Эту чушь я пишу из отчаянья и обязанности, не забавы ради, потому что мне уже претит это всё, эти темы, которые я себе набросал, я не могу развивать, потому что уже не могу позволить себе написать вторую книгу, которую не пропустит цензура. Тиражи низкие теперь, денег мало, с фильма какие-то гроши, потому нужно делать что-то, что принесёт деньжат»[225].
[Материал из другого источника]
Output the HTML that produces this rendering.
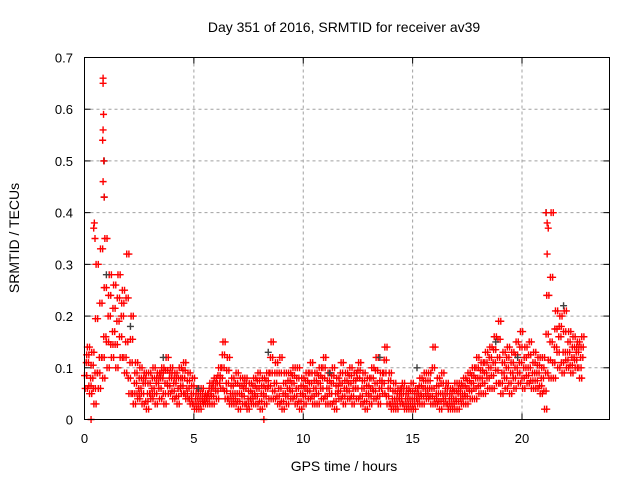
<!DOCTYPE html>
<html><head><meta charset="utf-8"><style>
body{margin:0;background:#fff}
svg{display:block;font-family:"Liberation Sans",sans-serif}
</style></head><body>
<svg id="chart" width="640" height="480" xmlns="http://www.w3.org/2000/svg">
<rect width="640" height="480" fill="#fff"/>
<text x="344" y="32" text-anchor="middle" font-size="14">Day 351 of 2016, SRMTID for receiver av39</text>
<text x="344" y="471" text-anchor="middle" font-size="14">GPS time / hours</text>
<text transform="translate(19,238) rotate(-90)" text-anchor="middle" font-size="14">SRMTID / TECUs</text>
<g id="grid"></g>
<g id="ticks"></g>
<g id="marks"></g>
<rect x="84.5" y="57.5" width="525" height="362" fill="none" stroke="#000" stroke-width="1"/>
</svg>
<script>
const xTicks=[0,5,10,15,20];
const yTicks=[0,0.1,0.2,0.3,0.4,0.5,0.6,0.7];
const yTickLabels=["0","0.1","0.2","0.3","0.4","0.5","0.6","0.7"];
const hours=[0,0.2,0.4,0.6,0.8,1,1.2,1.4,1.6,1.8,2,2.2,2.4,2.6,2.8,3,3.2,3.4,3.6,3.8,4,4.2,4.4,4.6,4.8,5,5.2,5.4,5.6,5.8,6,6.2,6.4,6.6,6.8,7,7.2,7.4,7.6,7.8,8,8.2,8.4,8.6,8.8,9,9.2,9.4,9.6,9.8,10,10.2,10.4,10.6,10.8,11,11.2,11.4,11.6,11.8,12,12.2,12.4,12.6,12.8,13,13.2,13.4,13.6,13.8,14,14.2,14.4,14.6,14.8,15,15.2,15.4,15.6,15.8,16,16.2,16.4,16.6,16.8,17,17.2,17.4,17.6,17.8,18,18.2,18.4,18.6,18.8,19,19.2,19.4,19.6,19.8,20,20.2,20.4,20.6,20.8,21,21.2,21.4,21.6,21.8,22,22.2,22.4,22.6];
const valLow=[.06,.05,.03,.06,.08,.10,.12,.10,.12,.09,.05,.03,.04,.03,.02,.04,.03,.04,.03,.05,.04,.03,.05,.04,.03,.02,.02,.03,.03,.03,.04,.06,.04,.03,.03,.02,.03,.02,.03,.03,.02,.03,.04,.04,.03,.02,.03,.04,.03,.02,.03,.04,.03,.03,.04,.03,.03,.02,.04,.03,.04,.03,.04,.03,.02,.03,.04,.03,.05,.03,.02,.02,.03,.02,.02,.02,.03,.03,.04,.03,.03,.02,.03,.02,.02,.02,.03,.03,.04,.04,.05,.05,.06,.06,.07,.05,.06,.05,.06,.07,.06,.07,.06,.06,.05,.02,.08,.08,.10,.09,.10,.09,.10,.08];
const valMid=[.11,.08,.09,.12,.16,.20,.17,.19,.20,.15,.11,.07,.06,.07,.05,.06,.07,.08,.07,.08,.07,.06,.08,.06,.05,.04,.04,.04,.05,.06,.07,.10,.07,.05,.05,.05,.06,.04,.05,.06,.05,.06,.09,.07,.06,.05,.06,.07,.06,.05,.06,.07,.06,.07,.08,.06,.07,.05,.07,.06,.07,.06,.08,.06,.05,.06,.07,.06,.09,.06,.04,.04,.05,.04,.04,.04,.05,.06,.06,.06,.05,.05,.05,.04,.04,.05,.05,.06,.07,.08,.08,.09,.10,.11,.12,.09,.10,.09,.10,.11,.10,.10,.09,.09,.08,.09,.15,.14,.16,.13,.13,.12,.13,.12];
const valHigh=[.14,.13,.30,.33,.35,.28,.26,.28,.25,.32,.20,.11,.10,.09,.09,.10,.09,.10,.12,.10,.09,.10,.11,.09,.08,.06,.06,.05,.07,.08,.10,.15,.12,.08,.09,.08,.08,.07,.08,.09,.08,.09,.15,.11,.12,.09,.09,.10,.10,.08,.09,.11,.09,.10,.12,.09,.10,.08,.11,.09,.10,.09,.11,.09,.08,.10,.12,.09,.14,.09,.07,.06,.07,.06,.07,.06,.08,.09,.09,.14,.08,.09,.07,.06,.07,.07,.08,.09,.10,.12,.11,.13,.14,.16,.19,.13,.14,.13,.15,.17,.14,.15,.13,.12,.12,.24,.40,.21,.20,.21,.17,.16,.15,.16];
const outlierHours=[0.85,0.85,0.87,0.85,0.83,0.88,0.85,0.9,0.45,0.42,0.48,21.1,21.15,21.15,21.2,0.3,8.2];
const outlierVals=[.66,.65,.59,.56,.54,.50,.46,.43,.38,.37,.35,.40,.38,.32,.37,0,0];
const darkHours=[0.9,0.9,1.0,2.1,3.6,5.2,8.4,11.2,13.5,15.2,18.8,19.8,21.1,21.9];
const darkVals=[.50,.43,.28,.18,.12,.06,.13,.09,.12,.10,.15,.12,.40,.22];

const X0=84.5,X1=609.5,XMAX=24,Y0=419.5,Y1=57.5,YMAX=0.7;
const xs=h=>X0+(X1-X0)*h/XMAX;
const ys=v=>Y0-(Y0-Y1)*v/YMAX;
const NS="http://www.w3.org/2000/svg";
function mk(tag,attrs,parent,txt){const e=document.createElementNS(NS,tag);for(const k in attrs)e.setAttribute(k,attrs[k]);if(txt!==undefined)e.textContent=txt;parent.appendChild(e);return e;}
const grid=document.getElementById('grid'),ticks=document.getElementById('ticks'),marks=document.getElementById('marks');
xTicks.forEach(t=>{const x=xs(t);
 if(t>0){const g=mk('line',{x1:x,x2:x,y1:Y1,y2:Y0,stroke:'#a0a0a0','stroke-dasharray':'3,3'},grid);
 
 }
 mk('line',{x1:x,x2:x,y1:Y0,y2:Y0-6,stroke:'#000'},ticks);
 mk('line',{x1:x,x2:x,y1:Y1,y2:Y1+6,stroke:'#000'},ticks);
 const l=mk('text',{x:x,y:443,'text-anchor':'middle','font-size':13},ticks,String(t));
 
 
});
yTicks.forEach((t,i)=>{const y=ys(t);
 if(t>0&&t<YMAX){const g=mk('line',{x1:X0,x2:X1,y1:y,y2:y,stroke:'#a0a0a0','stroke-dasharray':'3,3'},grid);
 
 }
 mk('line',{x1:X0,x2:X0+6,y1:y,y2:y,stroke:'#000'},ticks);
 mk('line',{x1:X1,x2:X1-6,y1:y,y2:y,stroke:'#000'},ticks);
 const l=mk('text',{x:73,y:y+5,'text-anchor':'end','font-size':13},ticks,yTickLabels[i]);
 
 
});
function plus(h,v,color,name){const x=xs(h),y=ys(v);
 const p=mk('path',{d:`M${x-3.5},${y}H${x+3.5}M${x},${y-3.5}V${y+3.5}`,stroke:color,'stroke-width':1.4,fill:'none'},marks);
 
 }
hours.forEach((h,i)=>{
 [0,0.1].forEach(o=>{
 plus(h+0.03+o,valLow[i],'#ff0000','point-low');plus(h+0.08+o,valMid[i],'#ff0000','point-mid');plus(h+0.13+o,valHigh[i],'#ff0000','point-high');
 plus(h+o,(valLow[i]+valMid[i])/2,'#ff0000','point-mid-low');plus(h+0.1+o,(valMid[i]+valHigh[i])/2,'#ff0000','point-mid-high');});
});
darkHours.forEach((h,i)=>plus(h,darkVals[i],'#404040','point-dark'));
outlierHours.forEach((h,i)=>plus(h,outlierVals[i],'#ff0000','point-outlier'));
</script>
</body></html>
Трюк с «непонятно каким вступлением, чтобы смягчить суть» сработал, и «Рукопись, найденная в ванне» в конце концов была опубликована. Лем называл это вступление в письме ко Мрожеку «Конрадом Валленродом прозой ВНАЧАЛЕ»[226]. Вступление действительно намекает, что события происходят в США, а центральным Зданием сюжета является Третий Пентагон (что бы это ни значило). В самой книге, однако, на это ничто не указывает, к тому же вступление заканчивается такими загадочными словами:
«Историческая наука ещё не сказала своего последнего слова о «Записках», называемых также по месту, где они были обнаружены, «Рукописью, найденной в ванне». Нет и единого мнения о датировке отдельных частей манускрипта (первые одиннадцать страниц Гибериадские Гносторы считают позднейшим апокрифом), однако для Читателя эти споры специалистов несущественны, и мы умолкаем, чтобы дать голос последнему дошедшему до нас свидетельству папирографического периода неогена»[227].
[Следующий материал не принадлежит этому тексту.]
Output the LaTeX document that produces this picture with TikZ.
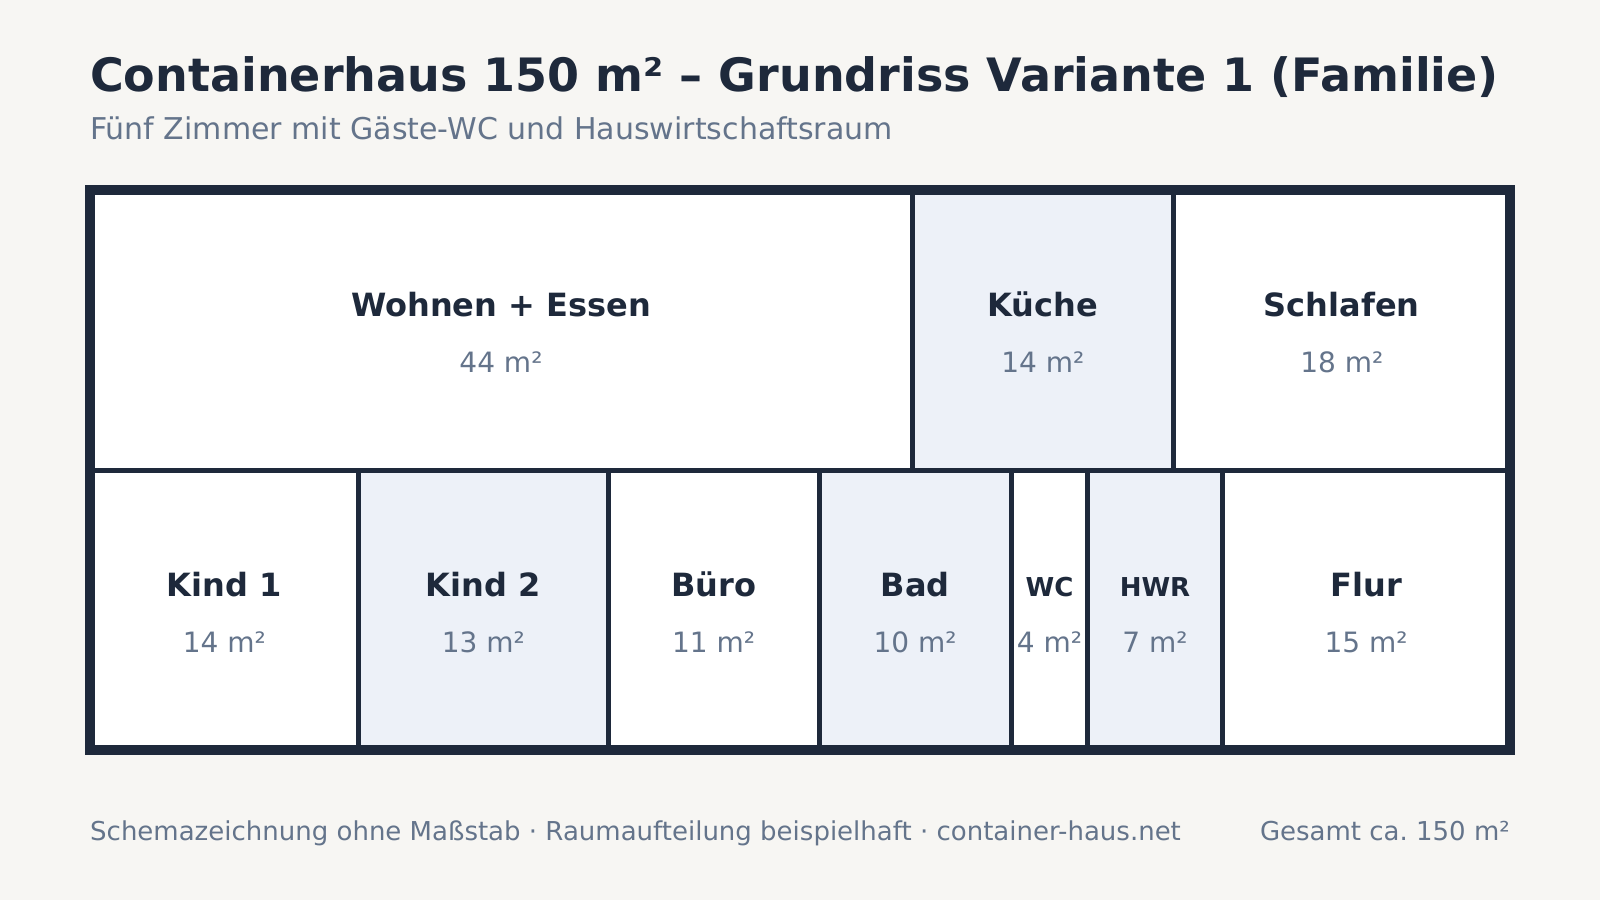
\documentclass[tikz,border=0pt]{standalone}
\usepackage{fontspec}
\setmainfont{DejaVu Sans}
\frenchspacing
\definecolor{bg}{HTML}{F7F6F3}
\definecolor{ink}{HTML}{1E293B}
\definecolor{muted}{HTML}{64748B}
\definecolor{tint}{HTML}{EDF1F8}
\tikzset{
  wall/.style={draw=ink, line width=5bp},
  outerwall/.style={draw=ink, line width=10bp},
  roomname/.style={anchor=base, inner sep=0pt, text=ink, font=\bfseries\fontsize{32bp}{32bp}\selectfont},
  smallname/.style={anchor=base, inner sep=0pt, text=ink, font=\bfseries\fontsize{26bp}{26bp}\selectfont},
  roomarea/.style={anchor=base, inner sep=0pt, text=muted, font=\fontsize{28bp}{28bp}\selectfont},
  titletext/.style={anchor=base west, inner sep=0pt, text=ink, font=\bfseries\fontsize{46bp}{46bp}\selectfont},
  subtext/.style={inner sep=0pt, text=muted, font=\fontsize{30bp}{30bp}\selectfont},
  foottext/.style={inner sep=0pt, text=muted, font=\fontsize{26bp}{26bp}\selectfont}
}
\begin{document}
\begin{tikzpicture}[x=1bp,y=-1bp]
\fill[bg] (0,0) rectangle (1600,900);
\useasboundingbox (0,0) rectangle (1600,900);
% room fills
\fill[white] (90,190) rectangle (1510,750);
\fill[tint] (912,190) rectangle (1173.7,470);
\fill[tint] (358.6,470) rectangle (608.1,750);
\fill[tint] (819.2,470) rectangle (1011.1,750);
\fill[tint] (1087.9,470) rectangle (1222.2,750);
% interior walls
\draw[wall] (90,470) -- (1510,470);
\draw[wall] (912,190) -- (912,470);
\draw[wall] (1173.7,190) -- (1173.7,470);
\foreach \xx in {358.6,608.1,819.2,1011.1,1087.9,1222.2}{
  \draw[wall] (\xx,470) -- (\xx,750);
}
% outer frame
\draw[outerwall] (90,190) rectangle (1510,750);
% title
\node[titletext] (title) at (90,91) {Containerhaus 150 m² – Grundriss Variante 1 (Familie)};
\node[subtext, anchor=base west] (sub) at (90,139) {Fünf Zimmer mit Gäste-WC und Hauswirtschaftsraum};
% top row labels
\node[roomname] (wohnen) at (501,316) {Wohnen + Essen};
\node[roomarea] (wohnenA) at (501,372) {44 m²};
\node[roomname] (kueche) at (1042.8,316) {Küche};
\node[roomarea] (kuecheA) at (1042.8,372) {14 m²};
\node[roomname] (schlafen) at (1341.8,316) {Schlafen};
\node[roomarea] (schlafenA) at (1341.8,372) {18 m²};
% bottom row labels
\node[roomname] (kind1) at (224.3,596) {Kind 1};
\node[roomarea] (kind1A) at (224.3,652) {14 m²};
\node[roomname] (kind2) at (483.3,596) {Kind 2};
\node[roomarea] (kind2A) at (483.3,652) {13 m²};
\node[roomname] (buero) at (713.6,596) {Büro};
\node[roomarea] (bueroA) at (713.6,652) {11 m²};
\node[roomname] (bad) at (915.1,596) {Bad};
\node[roomarea] (badA) at (915.1,652) {10 m²};
\node[smallname] (wc) at (1049.5,596) {WC};
\node[roomarea] (wcA) at (1049.5,652) {4 m²};
\node[smallname] (hwr) at (1155,596) {HWR};
\node[roomarea] (hwrA) at (1155,652) {7 m²};
\node[roomname] (flur) at (1366.1,596) {Flur};
\node[roomarea] (flurA) at (1366.1,652) {15 m²};
% footer
\node[foottext, anchor=base west] (foot) at (90,840) {Schemazeichnung ohne Maßstab · Raumaufteilung beispielhaft · container-haus.net};
\node[foottext, anchor=base east] (total) at (1510,840) {Gesamt ca. 150 m²};
\end{tikzpicture}
\end{document}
Так что видим, что вступление заканчивается предупреждением, что является дописанным позднее апокрифом и только роман следует воспринимать серьёзно. Цензора, вероятно, успокоило объяснение от издательства, что на самом деле речь о том, что у этого романа нет начала. Текст начинается как бы с середины предложения («…комнату с таким статусом, в которую мой пропуск давал бы право войти, отыскать не удалось»). Это в свою очередь отголосок после выброшенного «НАЧАЛА», написанного во время, когда Лем ещё хотел сделать из этого рассказ о Тихом.
Проблемы с цензурой неожиданно появились даже по поводу романа «Солярис». Щепаньский записал в своём дневнике 27 августа 1960 года такие странные слова: «Мне сказал Лем, который посетил меня сегодня, что в МОN от него хотели, чтобы в новом фантастическом романе, который он издаёт, он поменял фамилии англосакского звучания на русские» (речь идёт о «Солярис», у Лема не было тогда никакого другого романа в издательстве МОN).
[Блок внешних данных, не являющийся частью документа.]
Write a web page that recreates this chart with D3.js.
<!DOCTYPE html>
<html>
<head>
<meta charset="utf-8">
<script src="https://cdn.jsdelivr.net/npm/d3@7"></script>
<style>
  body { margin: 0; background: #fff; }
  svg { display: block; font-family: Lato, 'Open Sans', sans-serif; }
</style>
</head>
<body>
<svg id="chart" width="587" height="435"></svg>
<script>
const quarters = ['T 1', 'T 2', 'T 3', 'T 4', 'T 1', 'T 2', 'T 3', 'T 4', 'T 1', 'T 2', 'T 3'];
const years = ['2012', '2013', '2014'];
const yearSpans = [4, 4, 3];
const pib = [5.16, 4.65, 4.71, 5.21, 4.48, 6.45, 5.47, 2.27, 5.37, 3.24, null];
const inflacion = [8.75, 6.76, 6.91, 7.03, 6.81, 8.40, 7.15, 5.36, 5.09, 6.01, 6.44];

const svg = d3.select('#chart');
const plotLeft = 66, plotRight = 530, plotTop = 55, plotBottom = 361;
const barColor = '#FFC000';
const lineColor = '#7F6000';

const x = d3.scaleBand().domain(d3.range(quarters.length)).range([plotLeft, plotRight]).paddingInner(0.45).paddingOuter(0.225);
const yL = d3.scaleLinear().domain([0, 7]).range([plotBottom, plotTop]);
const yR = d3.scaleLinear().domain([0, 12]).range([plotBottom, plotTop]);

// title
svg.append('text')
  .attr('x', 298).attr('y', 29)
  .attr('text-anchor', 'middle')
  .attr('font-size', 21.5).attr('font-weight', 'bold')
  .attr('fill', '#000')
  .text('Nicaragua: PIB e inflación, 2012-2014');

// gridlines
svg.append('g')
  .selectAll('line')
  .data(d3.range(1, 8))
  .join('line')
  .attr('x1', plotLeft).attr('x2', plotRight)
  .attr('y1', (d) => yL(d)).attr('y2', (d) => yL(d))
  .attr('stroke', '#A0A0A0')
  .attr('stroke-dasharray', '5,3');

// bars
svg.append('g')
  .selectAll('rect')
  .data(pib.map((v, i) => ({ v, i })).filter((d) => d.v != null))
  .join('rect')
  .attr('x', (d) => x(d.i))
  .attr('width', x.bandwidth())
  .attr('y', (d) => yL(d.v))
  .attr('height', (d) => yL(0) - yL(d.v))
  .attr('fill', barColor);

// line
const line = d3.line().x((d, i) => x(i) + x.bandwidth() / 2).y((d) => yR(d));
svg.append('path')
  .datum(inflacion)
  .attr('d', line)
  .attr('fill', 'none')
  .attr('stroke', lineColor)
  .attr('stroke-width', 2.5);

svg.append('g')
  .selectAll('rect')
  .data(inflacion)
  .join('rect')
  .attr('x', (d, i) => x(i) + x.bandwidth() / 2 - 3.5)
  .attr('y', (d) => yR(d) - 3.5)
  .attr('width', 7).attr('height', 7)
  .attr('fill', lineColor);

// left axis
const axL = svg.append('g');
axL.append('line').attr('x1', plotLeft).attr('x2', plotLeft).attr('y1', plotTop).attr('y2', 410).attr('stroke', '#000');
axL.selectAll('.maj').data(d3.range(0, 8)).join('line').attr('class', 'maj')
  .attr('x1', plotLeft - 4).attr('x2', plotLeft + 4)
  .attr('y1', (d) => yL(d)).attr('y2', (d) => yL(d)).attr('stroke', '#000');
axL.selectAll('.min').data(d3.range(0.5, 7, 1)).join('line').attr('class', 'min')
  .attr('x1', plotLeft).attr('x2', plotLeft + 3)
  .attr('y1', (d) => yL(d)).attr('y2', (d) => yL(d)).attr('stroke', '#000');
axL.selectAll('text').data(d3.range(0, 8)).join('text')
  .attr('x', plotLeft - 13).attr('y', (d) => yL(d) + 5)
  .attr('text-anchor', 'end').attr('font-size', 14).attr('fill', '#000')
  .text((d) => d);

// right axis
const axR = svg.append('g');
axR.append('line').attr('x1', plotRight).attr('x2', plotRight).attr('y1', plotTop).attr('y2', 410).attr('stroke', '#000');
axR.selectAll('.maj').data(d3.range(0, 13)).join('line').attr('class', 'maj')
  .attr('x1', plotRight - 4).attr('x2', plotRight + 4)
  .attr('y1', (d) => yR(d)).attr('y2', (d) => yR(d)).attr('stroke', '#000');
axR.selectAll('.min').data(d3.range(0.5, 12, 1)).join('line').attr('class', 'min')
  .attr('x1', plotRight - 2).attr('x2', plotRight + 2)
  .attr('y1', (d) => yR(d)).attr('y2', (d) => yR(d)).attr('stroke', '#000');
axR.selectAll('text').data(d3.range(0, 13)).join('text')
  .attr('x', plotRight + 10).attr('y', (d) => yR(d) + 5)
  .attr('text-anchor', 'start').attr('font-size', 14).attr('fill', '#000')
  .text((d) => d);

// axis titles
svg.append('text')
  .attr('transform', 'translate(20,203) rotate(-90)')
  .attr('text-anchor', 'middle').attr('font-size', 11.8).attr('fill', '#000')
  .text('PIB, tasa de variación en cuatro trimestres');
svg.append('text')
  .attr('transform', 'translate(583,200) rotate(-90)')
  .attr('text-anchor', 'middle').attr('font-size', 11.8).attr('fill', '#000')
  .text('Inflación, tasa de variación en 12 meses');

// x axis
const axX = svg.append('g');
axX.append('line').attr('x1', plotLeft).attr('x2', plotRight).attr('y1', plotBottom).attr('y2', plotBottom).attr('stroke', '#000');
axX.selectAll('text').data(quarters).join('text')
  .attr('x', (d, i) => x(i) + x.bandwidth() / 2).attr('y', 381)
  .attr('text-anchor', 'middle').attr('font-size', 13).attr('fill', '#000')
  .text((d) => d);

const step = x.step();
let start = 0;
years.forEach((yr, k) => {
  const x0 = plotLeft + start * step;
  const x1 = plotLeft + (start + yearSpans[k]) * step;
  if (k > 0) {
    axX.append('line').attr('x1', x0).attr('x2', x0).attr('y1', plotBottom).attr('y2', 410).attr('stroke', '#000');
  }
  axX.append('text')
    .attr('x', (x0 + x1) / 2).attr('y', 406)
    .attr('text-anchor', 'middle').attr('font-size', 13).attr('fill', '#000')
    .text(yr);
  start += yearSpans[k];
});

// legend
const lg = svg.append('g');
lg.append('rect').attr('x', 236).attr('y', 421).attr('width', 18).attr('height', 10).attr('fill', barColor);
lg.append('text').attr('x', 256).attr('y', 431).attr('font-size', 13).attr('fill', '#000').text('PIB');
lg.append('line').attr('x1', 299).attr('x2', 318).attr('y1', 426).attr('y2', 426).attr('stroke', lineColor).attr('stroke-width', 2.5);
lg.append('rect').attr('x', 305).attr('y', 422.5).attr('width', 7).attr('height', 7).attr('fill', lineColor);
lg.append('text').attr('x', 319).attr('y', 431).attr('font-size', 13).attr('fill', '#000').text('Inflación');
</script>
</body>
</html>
Я не знаю, существовала ли какая-то первоначальная версия с другими именами – Лем обычно уничтожал рабочие рукописи, чаще сжигал их в поле за забором дома в Клинах. Возможно, ему удалось удовлетворить издательство одним весомым изменением: фамилия весьма важного персонажа, Гибариана, – армянская, а потому в некотором смысле советская[228].
В своих стычках с цензурой Лему мог помочь полёт Юрия Гагарина в космос 12 апреля 1961 года. Как и запуск первого искусственного земного спутника (4 октября 1957 года), это было великим триумфом советской науки и техники. Медиа трубили о Гагарине круглосуточно, и, вероятно, это как-то повлияло и на хорошее отношение к книгам Лема в разных издательствах.
Для самого Лема это не было каким-то великим событием. С Ежи Врублевским в переписке, с которым регулярно затрагивал разные научно-технические темы, он не писал об этом. Письмо от 10 апреля касается проблем с «Вартбургом» («Радиатор у меня сильно подтекал, и полетел один амортизатор») и книги «Дорога к рабству» фон Хайека (Лем относился к этой книге более скептически, чем Врублевский, бывший марксист)[229].